The solution is to pressure the maritime powers of Asia - Japan, Taiwan, the Philippines, and South Korea - to build air and naval forces capable of fighting China on roughly equal terms without American aid. Since war would be existential for these countries (but not for the US), Xi Jinping would be far less likely to start a war knowing that his principal opponents have no retreat and are likely to fight to the death. (This is all explained in Sun Tzu.)
I worry that the Iraq war ruined a generation of Americans’ brains, and that the next time a base is bombed the response will be “why are we even there in the first place?”
Your thesis seems to rely on a critical difference being perceived by Putin between NATO expansion and ad-hoc local alliances between nations with built up militaries (mini-NATOs?). In either case, I think Putin sees an increased military threat and reacts, as per the standard right wing apologists for his invasion of Ukraine.. That is, I don't buy your thesis.
While Putin would no doubt feel threatened by any alliance between his geopolitical rivals, the difference is that a purely European alliance - preferably one centered on Poland - would have a much stronger incentive to act decisively than NATO does. Right now, Poland is probably the NATO country that most enthusiastically supports Ukraine (and for good reasons!), but because Poland, like most Eastern European countries, is heavily dependent on the United States for its defense, it is too timid to join the war without the US doing likewise. And stopping Russian expansion isn't nearly as important to US interests as it is to Polish interests, so nothing decisive gets done.

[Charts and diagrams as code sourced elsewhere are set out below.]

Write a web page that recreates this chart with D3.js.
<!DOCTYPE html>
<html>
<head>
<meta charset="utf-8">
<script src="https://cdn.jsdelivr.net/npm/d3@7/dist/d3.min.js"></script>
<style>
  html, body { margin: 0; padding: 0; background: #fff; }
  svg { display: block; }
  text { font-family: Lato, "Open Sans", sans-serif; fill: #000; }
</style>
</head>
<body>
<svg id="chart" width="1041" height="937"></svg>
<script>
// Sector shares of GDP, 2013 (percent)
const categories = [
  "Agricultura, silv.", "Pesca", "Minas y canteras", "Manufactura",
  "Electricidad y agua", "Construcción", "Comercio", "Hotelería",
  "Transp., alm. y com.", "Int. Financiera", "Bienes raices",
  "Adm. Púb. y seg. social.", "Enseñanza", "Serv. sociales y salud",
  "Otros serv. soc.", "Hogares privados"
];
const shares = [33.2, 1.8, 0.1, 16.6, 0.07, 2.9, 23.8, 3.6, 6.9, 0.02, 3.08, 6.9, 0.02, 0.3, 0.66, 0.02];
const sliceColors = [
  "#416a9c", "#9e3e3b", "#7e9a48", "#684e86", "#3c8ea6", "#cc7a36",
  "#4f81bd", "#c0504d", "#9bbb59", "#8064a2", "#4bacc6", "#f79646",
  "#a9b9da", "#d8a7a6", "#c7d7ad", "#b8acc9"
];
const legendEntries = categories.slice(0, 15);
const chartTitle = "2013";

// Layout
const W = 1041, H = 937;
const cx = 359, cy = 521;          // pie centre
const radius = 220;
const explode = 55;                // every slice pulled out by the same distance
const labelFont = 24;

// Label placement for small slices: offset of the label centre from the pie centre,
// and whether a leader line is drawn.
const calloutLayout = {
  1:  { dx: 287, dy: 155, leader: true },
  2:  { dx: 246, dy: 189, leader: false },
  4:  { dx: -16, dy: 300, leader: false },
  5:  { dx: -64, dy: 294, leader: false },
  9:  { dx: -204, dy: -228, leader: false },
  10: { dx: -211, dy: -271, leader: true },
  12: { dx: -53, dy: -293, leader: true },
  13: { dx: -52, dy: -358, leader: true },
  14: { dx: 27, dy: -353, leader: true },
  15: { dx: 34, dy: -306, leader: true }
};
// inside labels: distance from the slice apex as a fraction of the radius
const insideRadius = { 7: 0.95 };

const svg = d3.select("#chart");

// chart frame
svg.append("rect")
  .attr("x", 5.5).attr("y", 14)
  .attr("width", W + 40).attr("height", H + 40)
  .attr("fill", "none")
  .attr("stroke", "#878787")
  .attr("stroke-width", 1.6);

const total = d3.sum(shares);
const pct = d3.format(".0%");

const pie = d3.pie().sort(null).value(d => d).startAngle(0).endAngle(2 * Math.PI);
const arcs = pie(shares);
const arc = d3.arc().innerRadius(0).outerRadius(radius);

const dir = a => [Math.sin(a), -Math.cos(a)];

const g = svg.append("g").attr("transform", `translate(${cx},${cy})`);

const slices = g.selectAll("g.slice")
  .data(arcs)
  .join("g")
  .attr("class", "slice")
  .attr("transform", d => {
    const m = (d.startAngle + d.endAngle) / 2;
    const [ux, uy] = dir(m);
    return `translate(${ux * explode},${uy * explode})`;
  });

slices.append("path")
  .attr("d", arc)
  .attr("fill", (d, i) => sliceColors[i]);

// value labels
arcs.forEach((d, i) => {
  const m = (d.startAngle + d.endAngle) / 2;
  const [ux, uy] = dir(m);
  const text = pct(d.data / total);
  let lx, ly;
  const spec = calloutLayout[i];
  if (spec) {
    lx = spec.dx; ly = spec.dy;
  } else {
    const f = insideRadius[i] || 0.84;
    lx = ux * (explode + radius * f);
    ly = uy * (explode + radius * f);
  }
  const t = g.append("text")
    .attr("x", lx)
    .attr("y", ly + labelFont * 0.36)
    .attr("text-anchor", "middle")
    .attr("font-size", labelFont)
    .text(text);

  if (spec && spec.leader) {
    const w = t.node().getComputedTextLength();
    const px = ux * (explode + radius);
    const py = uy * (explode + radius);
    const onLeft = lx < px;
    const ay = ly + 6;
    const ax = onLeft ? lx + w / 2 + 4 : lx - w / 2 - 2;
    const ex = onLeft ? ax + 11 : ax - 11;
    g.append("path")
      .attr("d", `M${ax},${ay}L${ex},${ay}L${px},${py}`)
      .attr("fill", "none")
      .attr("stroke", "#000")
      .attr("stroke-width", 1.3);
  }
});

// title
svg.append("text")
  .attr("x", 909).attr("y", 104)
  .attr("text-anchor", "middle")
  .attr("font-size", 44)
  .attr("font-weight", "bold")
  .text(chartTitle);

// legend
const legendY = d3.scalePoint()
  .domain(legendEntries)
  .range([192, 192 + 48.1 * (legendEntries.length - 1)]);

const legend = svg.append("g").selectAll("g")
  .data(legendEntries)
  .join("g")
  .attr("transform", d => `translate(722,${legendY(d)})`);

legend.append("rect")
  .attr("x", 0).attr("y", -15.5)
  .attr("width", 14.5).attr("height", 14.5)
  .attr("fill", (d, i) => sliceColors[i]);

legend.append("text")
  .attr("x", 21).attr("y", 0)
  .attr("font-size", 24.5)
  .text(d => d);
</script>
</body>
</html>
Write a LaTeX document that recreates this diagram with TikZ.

Fair enough. If the United States sees little or no threat in allowing Putin to annex his neighbors, and if the EU does see the threat but is too feckless/weak to do anything about it, then Russia can do as it pleases. On the other hand, the west faces threats from China, the Mid East, and Russia. Russia is currently very weak. Allowing it to win, re-arm and continue apace, is, IMO, simply stupid. I don't see a better opportunity to contain its rapacity in the future compared to today.